Par ailleurs, Trump a fait beaucoup de promesses, sur l’emploi. Il veut entre- autres détruire la loi de l’Obama care - certainement imparfaite - mais qui a permis à plusieurs millions d’Américains pauvres de pouvoir enfin se soigner. Tant de promesses qu’il lui sera difficile de tenir. Quand son électorat vérifiera que sa situation ne change pas et au contraire se détériore, il pourrait se retourner contre lui et son gouvernement.
Dans l’Union Européenne, il y a encore une capacité de résistance, des forces qui luttent contre les dérives libérales. En Grèce malgré les mains de fer de Bruxelles, du FMI (et donc aussi celles des autres gouvernements européens hypocrites), qui poussent le pays vers une misère insupportable et qui se retrouve seul. Même JL Mélenchon s’est éloigné de son ex « ami » Tsipras le laissant entre les mains de Hollande. Au Portugal, avec l’arrivée d’Antonio Costa, secrétaire général du parti socialiste, qui devient premier ministre soutenu par une coalition de partis de gauche (à la place d’un social-démocrate conservateur) et dont la situation n’a rien à envier à la Grèce. En Espagne, avec Podemos bien que le parti-mouvement se déchire sur la question du programme et des alliances. Et même en Grande Bretagne avec le Labor de Jeremy Corbin (et quelques ambiguïtés), mais qui a fait venir à lui plus de 300000 jeunes adhérents. Ou encore en Italie avec les militants des 750 comités du « NO » contre un Renzi qui voulait concentrer entre ses mains tous les pouvoirs pour imposer une politique toujours plus anti sociale.

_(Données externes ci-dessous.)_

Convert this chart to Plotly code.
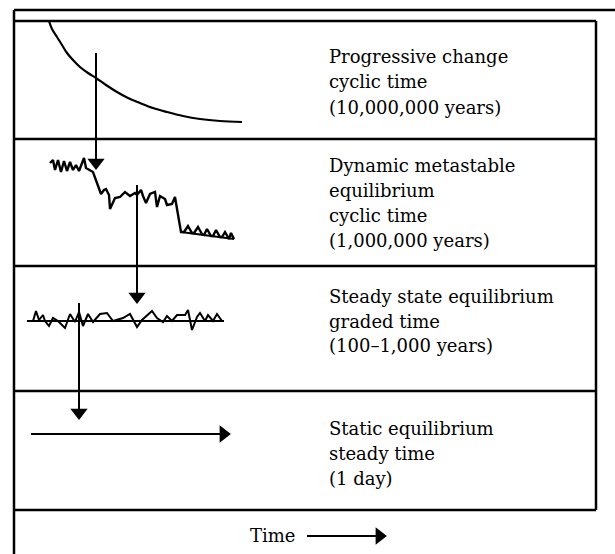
import plotly.graph_objects as go

# ---------------- data (diagram units = pixels of the 615x554 canvas) -------------
# frame
frame_top_y = 10
frame_left_x = 14
box_top_y = 21
box_right_x = 596
row_sep_y = [139, 266, 391, 510]
canvas_w, canvas_h = 615, 554

# row 1: progressive change (decay curve)
decay_x = [49, 52, 57, 62, 67, 73, 80, 88, 96, 106, 117, 128, 140, 153, 167, 183, 200, 220, 242]
decay_y = [21, 29, 37, 45, 53, 60, 67, 73, 78, 85, 92, 98, 103, 108, 112, 116, 119, 121, 122]

# row 2: dynamic metastable equilibrium
meta_x = [50, 53, 55, 58, 61, 64, 67, 70, 73, 76, 79, 82, 84, 86, 93,
          101, 104, 106, 109, 110, 115, 120, 125, 130, 135, 137, 141, 143, 146, 150,
          155, 157, 160, 165, 167, 172, 175, 176,
          181, 184, 188, 192, 194, 198, 202, 204, 207, 211, 213, 216, 220, 222, 225, 229, 231, 234]
meta_y = [163, 160, 170, 160, 172, 161, 171, 162, 170, 165, 171, 163, 158, 168, 172,
          194, 190, 189, 195, 209, 198, 197, 192, 196, 193, 195, 190, 196, 203, 194,
          192, 207, 196, 199, 205, 204, 197, 203,
          232, 232, 226, 233, 233, 227, 234, 235, 229, 236, 236, 230, 237, 237, 232, 239, 233, 239]
meta_base_x = [181, 234]
meta_base_y = [232, 239]

# row 3: steady state equilibrium
steady_x = [27, 33, 36, 39, 43, 45, 49, 53, 58, 65, 70, 75, 79, 83, 88, 93, 100, 107, 113,
            123, 130, 137, 142, 152, 157, 163, 167, 172, 177, 185, 188, 192, 197, 200, 205,
            208, 213, 217, 222, 224]
steady_y = [321, 321, 311, 320, 315, 321, 326, 318, 321, 328, 314, 322, 312, 326, 314, 322, 314, 313, 321,
            318, 314, 327, 320, 311, 318, 322, 316, 321, 315, 315, 310, 330, 317, 313, 321,
            315, 321, 314, 321, 321]
steady_base_x = [27, 224]
steady_base_y = [321, 321]

# row 4: static equilibrium
static_x = [31, 229]
static_y = [434, 434]

# transfer arrows between rows (tail -> tip)
down_arrow_x = [96, 137, 79]
down_arrow_tail_y = [53, 185, 303]
down_arrow_tip_y = [168, 302, 418]

# time arrow
time_arrow_x = [307, 385]
time_arrow_y = [536, 536]

# labels
label_x = 327
row_labels = [
    ["Progressive change", "cyclic time", "(10,000,000 years)"],
    ["Dynamic metastable", "equilibrium", "cyclic time", "(1,000,000 years)"],
    ["Steady state equilibrium", "graded time", "(100\u20131,000 years)"],
    ["Static equilibrium", "steady time", "(1 day)"],
]
row_label_y = [
    [56, 81, 107],
    [165, 190, 215, 240],
    [296, 321, 345],
    [428, 453, 478],
]
time_label = "Time"
time_label_x = 248
time_label_y = 535

# ---------------- figure ----------------
FONT = "DejaVu Serif"
BLACK = "#000000"
HEAD = 15  # arrow head marker size

fig = go.Figure()

def line(x, y, w=2, shape="linear"):
    fig.add_trace(go.Scatter(x=x, y=y, mode="lines",
                             line=dict(color=BLACK, width=w, shape=shape),
                             hoverinfo="skip", showlegend=False))

# frame lines
line([frame_left_x, canvas_w], [frame_top_y, frame_top_y], 2.5)
line([frame_left_x, frame_left_x], [frame_top_y, canvas_h], 2.5)
line([frame_left_x, box_right_x], [box_top_y, box_top_y], 2.5)
line([box_right_x, box_right_x], [box_top_y, row_sep_y[-1]], 2.5)
for ys in row_sep_y:
    line([frame_left_x, box_right_x], [ys, ys], 2.5)

# curves
line(decay_x, decay_y, 2.2, "spline")
line(meta_x, meta_y, 2.4)
line(meta_base_x, meta_base_y, 2.2)
line(steady_base_x, steady_base_y, 2)
line(steady_x, steady_y, 2)
line(static_x[:1] + [static_x[1] - HEAD / 2], static_y, 2)
fig.add_trace(go.Scatter(x=[static_x[1] - HEAD * 0.375], y=[static_y[1]], mode="markers",
                         marker=dict(symbol="triangle-right", size=HEAD, color=BLACK),
                         hoverinfo="skip", showlegend=False))

# down arrows
for ax, ty, hy in zip(down_arrow_x, down_arrow_tail_y, down_arrow_tip_y):
    line([ax, ax], [ty, hy - HEAD / 2], 2)
    fig.add_trace(go.Scatter(x=[ax], y=[hy - HEAD * 0.375], mode="markers",
                             marker=dict(symbol="triangle-down", size=HEAD, color=BLACK),
                             hoverinfo="skip", showlegend=False))

# time arrow
line([time_arrow_x[0], time_arrow_x[1] - HEAD / 2], time_arrow_y, 1.8)
fig.add_trace(go.Scatter(x=[time_arrow_x[1] - HEAD * 0.375], y=[time_arrow_y[1]], mode="markers",
                         marker=dict(symbol="triangle-right", size=HEAD, color=BLACK),
                         hoverinfo="skip", showlegend=False))

# labels
for labels, ys in zip(row_labels, row_label_y):
    for txt, yy in zip(labels, ys):
        fig.add_annotation(x=label_x, y=yy, text=txt, showarrow=False,
                           xanchor="left", yanchor="middle",
                           font=dict(family=FONT, size=18, color=BLACK))
fig.add_annotation(x=time_label_x, y=time_label_y, text=time_label, showarrow=False,
                   xanchor="left", yanchor="middle",
                   font=dict(family=FONT, size=18, color=BLACK))

fig.update_layout(
    width=canvas_w, height=canvas_h,
    margin=dict(l=0, r=0, t=0, b=0),
    paper_bgcolor="white", plot_bgcolor="white",
    xaxis=dict(range=[0, canvas_w], visible=False, fixedrange=True),
    yaxis=dict(range=[canvas_h, 0], visible=False, fixedrange=True),
)

fig.write_html("out.html",
               config={"displayModeBar": False, "staticPlot": True},
               post_script="document.body.style.margin='0';"
                           "document.body.style.overflow='hidden';")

Il reste que le « maillon faible » d’une nouvelle alliance socialiste, autogestionnaire, écologique et féministe, c’est la France, avec un éparpillement dérisoire des groupes politiques, et des candidats qui s’affrontent faute de se rassembler sur une plate-forme commune, même basique. Or le problème majeur de la France, c’est toujours la forte présence du Front National.